*AIM OF THE EXERCISE*.
Repeat the records exactly. Every line must match.
-*-
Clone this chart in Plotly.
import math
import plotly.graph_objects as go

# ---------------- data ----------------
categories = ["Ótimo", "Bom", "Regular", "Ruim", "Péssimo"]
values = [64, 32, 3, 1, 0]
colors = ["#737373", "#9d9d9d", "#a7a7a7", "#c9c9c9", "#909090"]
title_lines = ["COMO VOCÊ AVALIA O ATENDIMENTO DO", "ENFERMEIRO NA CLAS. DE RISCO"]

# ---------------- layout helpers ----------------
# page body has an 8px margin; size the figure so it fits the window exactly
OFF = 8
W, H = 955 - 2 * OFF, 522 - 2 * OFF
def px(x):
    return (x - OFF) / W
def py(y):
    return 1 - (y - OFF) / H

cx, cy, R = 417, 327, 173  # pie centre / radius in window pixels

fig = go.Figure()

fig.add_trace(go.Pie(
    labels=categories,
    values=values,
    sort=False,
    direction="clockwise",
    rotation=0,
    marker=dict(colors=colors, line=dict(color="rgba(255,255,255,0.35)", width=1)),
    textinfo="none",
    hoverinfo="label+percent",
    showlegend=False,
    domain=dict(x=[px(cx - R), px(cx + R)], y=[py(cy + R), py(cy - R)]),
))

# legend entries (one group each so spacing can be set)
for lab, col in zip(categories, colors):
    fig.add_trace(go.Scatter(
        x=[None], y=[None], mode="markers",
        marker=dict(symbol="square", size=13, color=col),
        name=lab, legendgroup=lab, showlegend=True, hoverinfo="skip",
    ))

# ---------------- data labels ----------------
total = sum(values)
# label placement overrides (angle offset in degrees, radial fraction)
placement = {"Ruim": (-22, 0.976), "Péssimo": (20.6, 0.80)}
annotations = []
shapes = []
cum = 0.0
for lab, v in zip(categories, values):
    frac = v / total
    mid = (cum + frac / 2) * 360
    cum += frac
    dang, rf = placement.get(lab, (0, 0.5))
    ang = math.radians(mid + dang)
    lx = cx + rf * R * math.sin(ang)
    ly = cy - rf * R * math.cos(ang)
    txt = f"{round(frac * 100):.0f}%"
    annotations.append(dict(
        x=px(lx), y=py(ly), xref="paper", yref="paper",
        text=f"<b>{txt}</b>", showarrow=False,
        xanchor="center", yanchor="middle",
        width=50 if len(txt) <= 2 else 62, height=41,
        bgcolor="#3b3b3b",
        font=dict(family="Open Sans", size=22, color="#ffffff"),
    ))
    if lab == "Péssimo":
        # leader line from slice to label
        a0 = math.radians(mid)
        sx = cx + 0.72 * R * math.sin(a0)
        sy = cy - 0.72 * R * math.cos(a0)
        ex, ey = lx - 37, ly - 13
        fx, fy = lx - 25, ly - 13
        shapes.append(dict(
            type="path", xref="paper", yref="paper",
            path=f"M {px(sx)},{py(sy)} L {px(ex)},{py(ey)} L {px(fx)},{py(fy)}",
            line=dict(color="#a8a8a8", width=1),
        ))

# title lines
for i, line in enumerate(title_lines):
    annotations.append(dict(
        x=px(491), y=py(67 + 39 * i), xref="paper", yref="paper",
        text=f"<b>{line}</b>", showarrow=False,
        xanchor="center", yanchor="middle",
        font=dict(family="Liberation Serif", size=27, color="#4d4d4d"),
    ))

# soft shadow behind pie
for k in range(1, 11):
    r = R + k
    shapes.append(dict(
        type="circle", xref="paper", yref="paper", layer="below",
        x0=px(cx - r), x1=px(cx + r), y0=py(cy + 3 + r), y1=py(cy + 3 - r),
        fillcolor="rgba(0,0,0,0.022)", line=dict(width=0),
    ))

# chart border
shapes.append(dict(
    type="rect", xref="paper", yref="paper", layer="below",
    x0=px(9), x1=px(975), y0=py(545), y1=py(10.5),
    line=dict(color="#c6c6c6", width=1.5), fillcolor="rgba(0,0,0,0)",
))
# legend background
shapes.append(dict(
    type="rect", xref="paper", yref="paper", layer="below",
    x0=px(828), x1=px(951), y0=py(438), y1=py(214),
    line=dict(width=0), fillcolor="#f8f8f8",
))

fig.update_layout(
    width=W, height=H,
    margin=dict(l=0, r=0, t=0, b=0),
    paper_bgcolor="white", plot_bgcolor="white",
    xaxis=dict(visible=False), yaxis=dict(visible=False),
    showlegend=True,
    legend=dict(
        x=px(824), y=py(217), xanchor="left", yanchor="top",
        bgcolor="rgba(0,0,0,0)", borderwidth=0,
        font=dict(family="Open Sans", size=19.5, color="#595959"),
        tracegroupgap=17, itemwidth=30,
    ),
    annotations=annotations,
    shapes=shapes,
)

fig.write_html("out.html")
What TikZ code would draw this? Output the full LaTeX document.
-*-
*FINISHED ANSWER*.
Clone this chart in Plotly.
import math
import plotly.graph_objects as go

# ---------------- data ----------------
categories = ["Ótimo", "Bom", "Regular", "Ruim", "Péssimo"]
values = [64, 32, 3, 1, 0]
colors = ["#737373", "#9d9d9d", "#a7a7a7", "#c9c9c9", "#909090"]
title_lines = ["COMO VOCÊ AVALIA O ATENDIMENTO DO", "ENFERMEIRO NA CLAS. DE RISCO"]

# ---------------- layout helpers ----------------
# page body has an 8px margin; size the figure so it fits the window exactly
OFF = 8
W, H = 955 - 2 * OFF, 522 - 2 * OFF
def px(x):
    return (x - OFF) / W
def py(y):
    return 1 - (y - OFF) / H

cx, cy, R = 417, 327, 173  # pie centre / radius in window pixels

fig = go.Figure()

fig.add_trace(go.Pie(
    labels=categories,
    values=values,
    sort=False,
    direction="clockwise",
    rotation=0,
    marker=dict(colors=colors, line=dict(color="rgba(255,255,255,0.35)", width=1)),
    textinfo="none",
    hoverinfo="label+percent",
    showlegend=False,
    domain=dict(x=[px(cx - R), px(cx + R)], y=[py(cy + R), py(cy - R)]),
))

# legend entries (one group each so spacing can be set)
for lab, col in zip(categories, colors):
    fig.add_trace(go.Scatter(
        x=[None], y=[None], mode="markers",
        marker=dict(symbol="square", size=13, color=col),
        name=lab, legendgroup=lab, showlegend=True, hoverinfo="skip",
    ))

# ---------------- data labels ----------------
total = sum(values)
# label placement overrides (angle offset in degrees, radial fraction)
placement = {"Ruim": (-22, 0.976), "Péssimo": (20.6, 0.80)}
annotations = []
shapes = []
cum = 0.0
for lab, v in zip(categories, values):
    frac = v / total
    mid = (cum + frac / 2) * 360
    cum += frac
    dang, rf = placement.get(lab, (0, 0.5))
    ang = math.radians(mid + dang)
    lx = cx + rf * R * math.sin(ang)
    ly = cy - rf * R * math.cos(ang)
    txt = f"{round(frac * 100):.0f}%"
    annotations.append(dict(
        x=px(lx), y=py(ly), xref="paper", yref="paper",
        text=f"<b>{txt}</b>", showarrow=False,
        xanchor="center", yanchor="middle",
        width=50 if len(txt) <= 2 else 62, height=41,
        bgcolor="#3b3b3b",
        font=dict(family="Open Sans", size=22, color="#ffffff"),
    ))
    if lab == "Péssimo":
        # leader line from slice to label
        a0 = math.radians(mid)
        sx = cx + 0.72 * R * math.sin(a0)
        sy = cy - 0.72 * R * math.cos(a0)
        ex, ey = lx - 37, ly - 13
        fx, fy = lx - 25, ly - 13
        shapes.append(dict(
            type="path", xref="paper", yref="paper",
            path=f"M {px(sx)},{py(sy)} L {px(ex)},{py(ey)} L {px(fx)},{py(fy)}",
            line=dict(color="#a8a8a8", width=1),
        ))

# title lines
for i, line in enumerate(title_lines):
    annotations.append(dict(
        x=px(491), y=py(67 + 39 * i), xref="paper", yref="paper",
        text=f"<b>{line}</b>", showarrow=False,
        xanchor="center", yanchor="middle",
        font=dict(family="Liberation Serif", size=27, color="#4d4d4d"),
    ))

# soft shadow behind pie
for k in range(1, 11):
    r = R + k
    shapes.append(dict(
        type="circle", xref="paper", yref="paper", layer="below",
        x0=px(cx - r), x1=px(cx + r), y0=py(cy + 3 + r), y1=py(cy + 3 - r),
        fillcolor="rgba(0,0,0,0.022)", line=dict(width=0),
    ))

# chart border
shapes.append(dict(
    type="rect", xref="paper", yref="paper", layer="below",
    x0=px(9), x1=px(975), y0=py(545), y1=py(10.5),
    line=dict(color="#c6c6c6", width=1.5), fillcolor="rgba(0,0,0,0)",
))
# legend background
shapes.append(dict(
    type="rect", xref="paper", yref="paper", layer="below",
    x0=px(828), x1=px(951), y0=py(438), y1=py(214),
    line=dict(width=0), fillcolor="#f8f8f8",
))

fig.update_layout(
    width=W, height=H,
    margin=dict(l=0, r=0, t=0, b=0),
    paper_bgcolor="white", plot_bgcolor="white",
    xaxis=dict(visible=False), yaxis=dict(visible=False),
    showlegend=True,
    legend=dict(
        x=px(824), y=py(217), xanchor="left", yanchor="top",
        bgcolor="rgba(0,0,0,0)", borderwidth=0,
        font=dict(family="Open Sans", size=19.5, color="#595959"),
        tracegroupgap=17, itemwidth=30,
    ),
    annotations=annotations,
    shapes=shapes,
)

fig.write_html("out.html")
What TikZ code would draw this? Output the full LaTeX document.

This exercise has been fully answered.